Calculator Methodology

This page explains the standards used for formulas, assumptions, rounding, limitations, and calculator review.

Last updated: May 13, 2026

Formula Selection

Calculators should use established formulas, standard conversion factors, or clearly documented assumptions. When a topic has multiple accepted methods, the page should explain which method is used and why that method is appropriate for general estimates.

Rounding and Precision

Results are rounded for readability. Financial calculators generally display currency to cents or whole dollars depending on the result. Measurement calculators may use decimal precision that is practical for the task. Rounding can cause small differences from manual calculations or other calculators.

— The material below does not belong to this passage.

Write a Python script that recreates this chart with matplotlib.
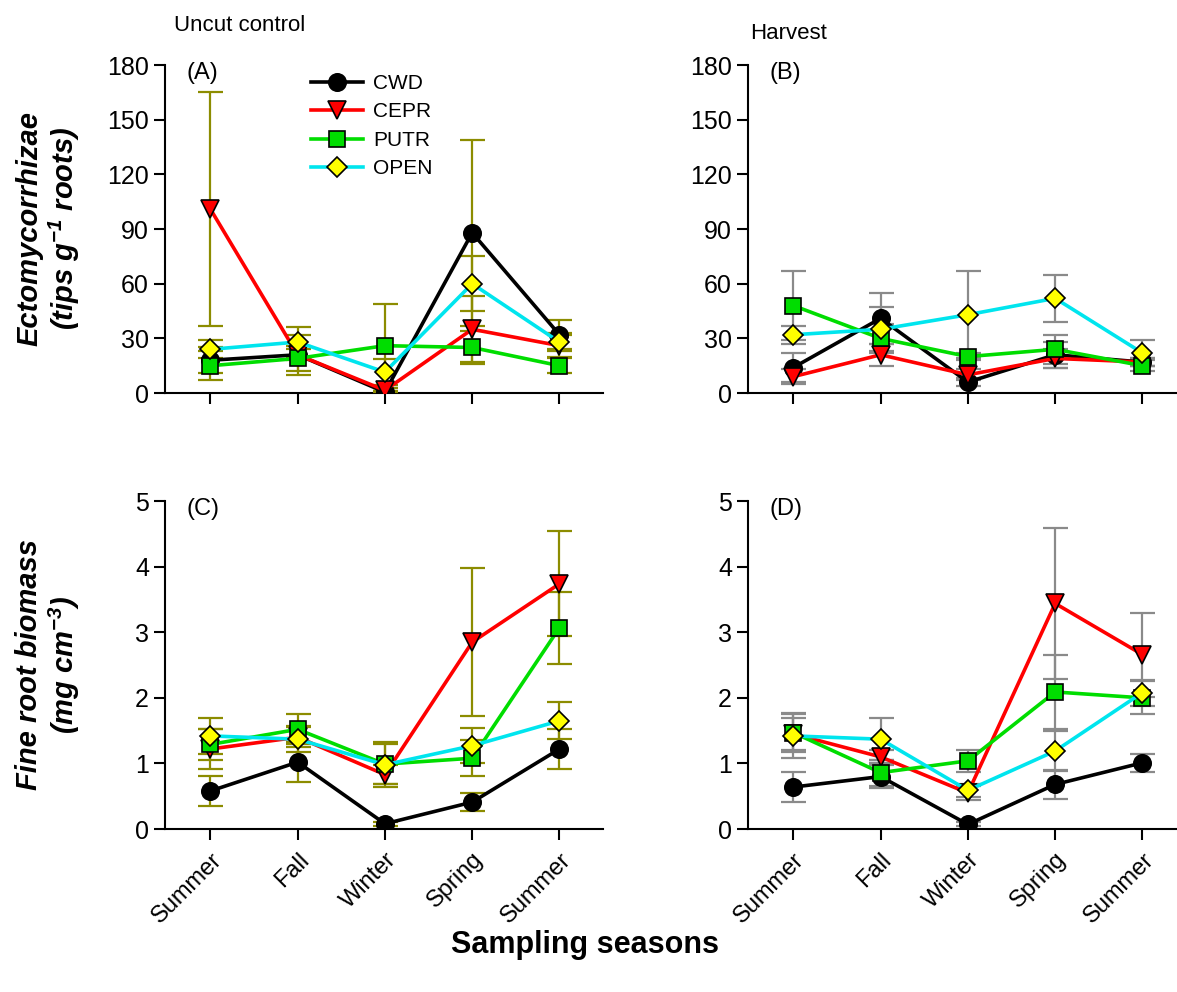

Assumptions and Limitations

Calculator pages should explain major assumptions near the calculator or in the methodology content. Finance and health calculators include visible disclaimers because they are estimates, not professional advice.

Source Standards

Preferred sources include official documentation, academic references, government publications, standards bodies, and primary sources. For reader-reported corrections, the page should be checked against a reliable source before changing formulas or assumptions.

The broader sourcing and correction process is described in the editorial policy.

Review Workflow

Implementation updates should be checked with local build output, rendered page source, route responses, formula spot checks, and page interaction testing when applicable. Reviewer names or credentials should appear publicly only when they are real and explicitly approved.